Tuesday, September 11, 2018

The 7th Fontana Book of Great Ghost Stories


This is the penultimate Aickman-edited volume, and here he contributes an introduction and a story, repeating his theme that “scientific advance and naked horror are rapidly becoming hard to differentiate” and that ghost stories provide a “world elsewhere” in which we can be free.  The 7th Fontana Book of Great Ghost Stories contains:

“Levitation”, by Joseph Payne Brennan.  Set in the always unsavory world of the carnival, this very short story is quickly read, enjoyed, and forgotten.

“Dearth’s Farm”, by Gerald Bullett.  The protagonist visits a country cousin whose husband has a close relationship with his horse.  Aickman talks this story up in his introduction, and it is unusual, but pretty flat.

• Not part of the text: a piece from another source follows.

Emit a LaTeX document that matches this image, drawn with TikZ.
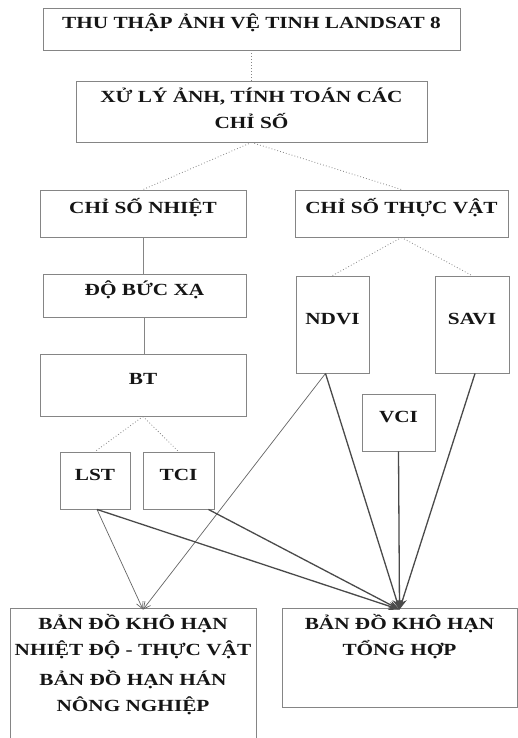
\documentclass[tikz,border=0pt]{standalone}
\usepackage{fontspec}
\setmainfont{Liberation Serif}[FakeStretch=1.25]
\usetikzlibrary{arrows.meta}
\definecolor{ink}{HTML}{151515}
\definecolor{edge}{HTML}{858585}
\definecolor{arr}{HTML}{4A4A4A}
\begin{document}
\begin{tikzpicture}[x=1pt,y=-1pt,
  box/.style={draw=edge, line width=0.9pt, inner sep=0pt, text=ink,
    font=\fontsize{17}{27}\selectfont\bfseries, text height=11pt, text depth=12pt},
  txt/.style={text=ink, font=\fontsize{17}{26}\selectfont\bfseries, align=center, inner sep=0pt},
  dotline/.style={draw=edge, line width=0.8pt, dash pattern=on 0.8pt off 2.2pt},
  plain/.style={draw=edge, line width=0.8pt},
  thinarrow/.style={draw=arr!85, line width=0.7pt, -{Straight Barb[length=7pt,width=7pt]}},
  darkarrow/.style={draw=arr, line width=1.3pt, -{Stealth[length=11pt,width=8pt]}},
]
\useasboundingbox (0,0) rectangle (518,738);
\fill[white] (0,0) rectangle (518,738);
\clip (0,0) rectangle (518,738);

\node[box, minimum width=417pt, minimum height=42pt] (b1) at (251.5,29) {THU THẬP ẢNH VỆ TINH LANDSAT 8};
\node[box, minimum width=351pt, minimum height=61pt,
  label={[txt, yshift=3pt]center:XỬ LÝ ẢNH, TÍNH TOÁN CÁC\\CHỈ SỐ}] (b2) at (251.5,111.5) {};
\node[box, minimum width=206pt, minimum height=47pt] (csn) at (143,213.5) {CHỈ SỐ NHIỆT};
\node[box, minimum width=213pt, minimum height=47pt] (cstv) at (401.5,213.5) {CHỈ SỐ THỰC VẬT};
\node[box, minimum width=203pt, minimum height=43pt] (dbx) at (144.5,295.5) {ĐỘ BỨC XẠ};
\node[box, minimum width=206pt, minimum height=62pt] (bt) at (143,385) {BT};
\node[box, minimum width=73pt, minimum height=97pt] (ndvi) at (332.5,324.5) {NDVI};
\node[box, minimum width=74pt, minimum height=97pt] (savi) at (472,324.5) {SAVI};
\node[box, minimum width=73pt, minimum height=57pt] (vci) at (398.5,422.5) {VCI};
\node[box, minimum width=70pt, minimum height=57pt] (lst) at (95,480.5) {LST};
\node[box, minimum width=71pt, minimum height=57pt] (tci) at (178.5,480.5) {TCI};
\node[box, minimum width=246pt, minimum height=142pt,
  label={[txt, anchor=north, yshift=-7pt]north:BẢN ĐỒ KHÔ HẠN\\NHIỆT ĐỘ - THỰC VẬT\\[4pt]BẢN ĐỒ HẠN HÁN\\NÔNG NGHIỆP}] (L) at (133,679) {};
\node[box, minimum width=235pt, minimum height=99pt,
  label={[txt, anchor=north, yshift=-7pt]north:BẢN ĐỒ KHÔ HẠN\\TỔNG HỢP}] (R) at (399.5,657.5) {};

\draw[dotline] (b1.south) -- (b2.north);
\draw[dotline] (b2.south) -- (csn.north);
\draw[dotline] (b2.south) -- (cstv.north);
\draw[plain] (csn.south) -- (csn.south |- dbx.north);
\draw[plain] (dbx.south) -- (dbx.south |- bt.north);
\draw[dotline] (bt.south) -- (lst.north);
\draw[dotline] (bt.south) -- (tci.north);
\draw[dotline] (cstv.south) -- (ndvi.north);
\draw[dotline] (cstv.south) -- (savi.north);

\coordinate (lt) at ([xshift=10pt,yshift=-2pt]L.north);
\coordinate (rt) at ([yshift=-2pt]R.north);
\draw[thinarrow] ([xshift=2pt]lst.south) -- (lt);
\draw[thinarrow] ([xshift=-7pt]ndvi.south) -- (lt);
\draw[darkarrow] ([xshift=2pt]lst.south) -- (rt);
\draw[darkarrow] ([xshift=-6pt]tci.south east) -- (rt);
\draw[darkarrow] ([xshift=-7pt]ndvi.south) -- (rt);
\draw[darkarrow] (vci.south) -- (rt);
\draw[darkarrow] ([xshift=3pt]savi.south) -- (rt);
\end{tikzpicture}
\end{document}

“Esmeralda”, by John Keir Cross.  This story of a middle-aged tobacconist with an unhappy marriage is vividly written and unexpectedly savage.  A highlight of the collection.

“The Dead Valley,” by Ralph Adams Cram.  Cram was known more for architecture than fiction, but this story of, well, a dead valley, is certainly memorable.  Aickman says it “describes the border landscape between the outer vision and the inner.”

“The Visit to the Museum”, by Vladimir Nabokov.  A man’s trip to a provincial museum becomes increasingly surreal, and he may never exit, at least not to a destination he desires.

“Gone Away”, by A.E. Coppard.  Aickman (perhaps not much of a traveler?) claims that anyone crossing the English Channel will have, at times, the feeling expressed in this story of three tourists encountering inexplicable events as they drive through France.  Coppard skillfully portrays a quickly burgeoning panic here.

“Governor Manco and the Soldier,” by Washington Irving.  Irving is far from New York in this enjoyable Spanish tale.

“The Cicerones,” by Robert Aickman.  For me, at least, this is one of Aickman’s more opaque tales (which is saying something).  Trent tours a Flemish cathedral with some unexpected guides.  “The Cicerones” is full of religious allusions and sustained menace.

“Old Mrs. Jones,” by Mrs. Riddell.  In this Victorian novella, a new family rents an old house in London, only to learn that the ghost of Mrs. Jones is said to roam about at night.  The Joneses mysteriously disappeared (“The Kilkenny cats left their tails behind them, but the doctor and his wife took away every bit of their bodies”), hence the availability and affordability of the house.  “Solid literary craftsmanship” here, as Aickman puts it.

“Over an Absinthe Bottle,” by W.C. Morrow.  Down on his luck, Kimberlin plays dice with a stranger in a San Francisco restaurant.

“Where the Woodbine Twineth,” by Davis Grubb.  Grubb, best known for Night of the Hunter, lays on the Southern flavor in this concise tale of New World fairies.